◆ **Records with drawing code**
|---|
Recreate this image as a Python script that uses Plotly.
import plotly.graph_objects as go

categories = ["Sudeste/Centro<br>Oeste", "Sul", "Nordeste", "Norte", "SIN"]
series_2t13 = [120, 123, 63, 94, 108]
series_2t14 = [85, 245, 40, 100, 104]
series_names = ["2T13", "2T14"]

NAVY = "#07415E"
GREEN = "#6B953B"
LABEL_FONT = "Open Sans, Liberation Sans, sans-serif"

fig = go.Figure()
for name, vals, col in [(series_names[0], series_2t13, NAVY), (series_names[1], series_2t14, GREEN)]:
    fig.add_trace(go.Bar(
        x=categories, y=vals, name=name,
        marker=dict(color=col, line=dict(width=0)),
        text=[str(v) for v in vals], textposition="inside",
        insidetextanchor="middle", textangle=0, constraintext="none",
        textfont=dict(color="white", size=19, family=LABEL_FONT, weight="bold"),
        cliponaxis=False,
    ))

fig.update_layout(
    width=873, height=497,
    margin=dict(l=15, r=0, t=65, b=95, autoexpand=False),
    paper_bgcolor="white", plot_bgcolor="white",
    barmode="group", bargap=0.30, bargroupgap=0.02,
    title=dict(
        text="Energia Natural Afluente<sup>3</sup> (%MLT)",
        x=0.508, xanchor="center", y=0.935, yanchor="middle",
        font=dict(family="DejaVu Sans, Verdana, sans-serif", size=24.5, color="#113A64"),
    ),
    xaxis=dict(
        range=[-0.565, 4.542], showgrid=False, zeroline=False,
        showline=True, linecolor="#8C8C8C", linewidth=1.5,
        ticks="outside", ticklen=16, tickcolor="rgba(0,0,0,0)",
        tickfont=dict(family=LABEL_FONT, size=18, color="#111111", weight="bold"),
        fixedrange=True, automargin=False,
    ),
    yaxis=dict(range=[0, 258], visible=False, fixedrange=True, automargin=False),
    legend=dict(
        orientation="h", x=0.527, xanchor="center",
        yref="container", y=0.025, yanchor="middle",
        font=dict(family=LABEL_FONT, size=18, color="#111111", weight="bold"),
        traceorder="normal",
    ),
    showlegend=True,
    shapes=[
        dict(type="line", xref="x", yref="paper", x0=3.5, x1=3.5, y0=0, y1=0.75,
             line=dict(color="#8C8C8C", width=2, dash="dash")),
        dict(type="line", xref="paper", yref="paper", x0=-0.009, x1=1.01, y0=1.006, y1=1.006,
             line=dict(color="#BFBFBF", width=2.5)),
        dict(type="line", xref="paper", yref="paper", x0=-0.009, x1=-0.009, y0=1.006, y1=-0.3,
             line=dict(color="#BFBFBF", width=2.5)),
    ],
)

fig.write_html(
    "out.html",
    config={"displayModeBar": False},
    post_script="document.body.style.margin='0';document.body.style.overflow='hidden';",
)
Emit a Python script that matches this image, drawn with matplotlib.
|---|
Set all of the records down again, exactly as they stand.

Recreate this image as a Python script that uses Plotly.
import plotly.graph_objects as go

categories = ["Sudeste/Centro<br>Oeste", "Sul", "Nordeste", "Norte", "SIN"]
series_2t13 = [120, 123, 63, 94, 108]
series_2t14 = [85, 245, 40, 100, 104]
series_names = ["2T13", "2T14"]

NAVY = "#07415E"
GREEN = "#6B953B"
LABEL_FONT = "Open Sans, Liberation Sans, sans-serif"

fig = go.Figure()
for name, vals, col in [(series_names[0], series_2t13, NAVY), (series_names[1], series_2t14, GREEN)]:
    fig.add_trace(go.Bar(
        x=categories, y=vals, name=name,
        marker=dict(color=col, line=dict(width=0)),
        text=[str(v) for v in vals], textposition="inside",
        insidetextanchor="middle", textangle=0, constraintext="none",
        textfont=dict(color="white", size=19, family=LABEL_FONT, weight="bold"),
        cliponaxis=False,
    ))

fig.update_layout(
    width=873, height=497,
    margin=dict(l=15, r=0, t=65, b=95, autoexpand=False),
    paper_bgcolor="white", plot_bgcolor="white",
    barmode="group", bargap=0.30, bargroupgap=0.02,
    title=dict(
        text="Energia Natural Afluente<sup>3</sup> (%MLT)",
        x=0.508, xanchor="center", y=0.935, yanchor="middle",
        font=dict(family="DejaVu Sans, Verdana, sans-serif", size=24.5, color="#113A64"),
    ),
    xaxis=dict(
        range=[-0.565, 4.542], showgrid=False, zeroline=False,
        showline=True, linecolor="#8C8C8C", linewidth=1.5,
        ticks="outside", ticklen=16, tickcolor="rgba(0,0,0,0)",
        tickfont=dict(family=LABEL_FONT, size=18, color="#111111", weight="bold"),
        fixedrange=True, automargin=False,
    ),
    yaxis=dict(range=[0, 258], visible=False, fixedrange=True, automargin=False),
    legend=dict(
        orientation="h", x=0.527, xanchor="center",
        yref="container", y=0.025, yanchor="middle",
        font=dict(family=LABEL_FONT, size=18, color="#111111", weight="bold"),
        traceorder="normal",
    ),
    showlegend=True,
    shapes=[
        dict(type="line", xref="x", yref="paper", x0=3.5, x1=3.5, y0=0, y1=0.75,
             line=dict(color="#8C8C8C", width=2, dash="dash")),
        dict(type="line", xref="paper", yref="paper", x0=-0.009, x1=1.01, y0=1.006, y1=1.006,
             line=dict(color="#BFBFBF", width=2.5)),
        dict(type="line", xref="paper", yref="paper", x0=-0.009, x1=-0.009, y0=1.006, y1=-0.3,
             line=dict(color="#BFBFBF", width=2.5)),
    ],
)

fig.write_html(
    "out.html",
    config={"displayModeBar": False},
    post_script="document.body.style.margin='0';document.body.style.overflow='hidden';",
)
Emit a Python script that matches this image, drawn with matplotlib.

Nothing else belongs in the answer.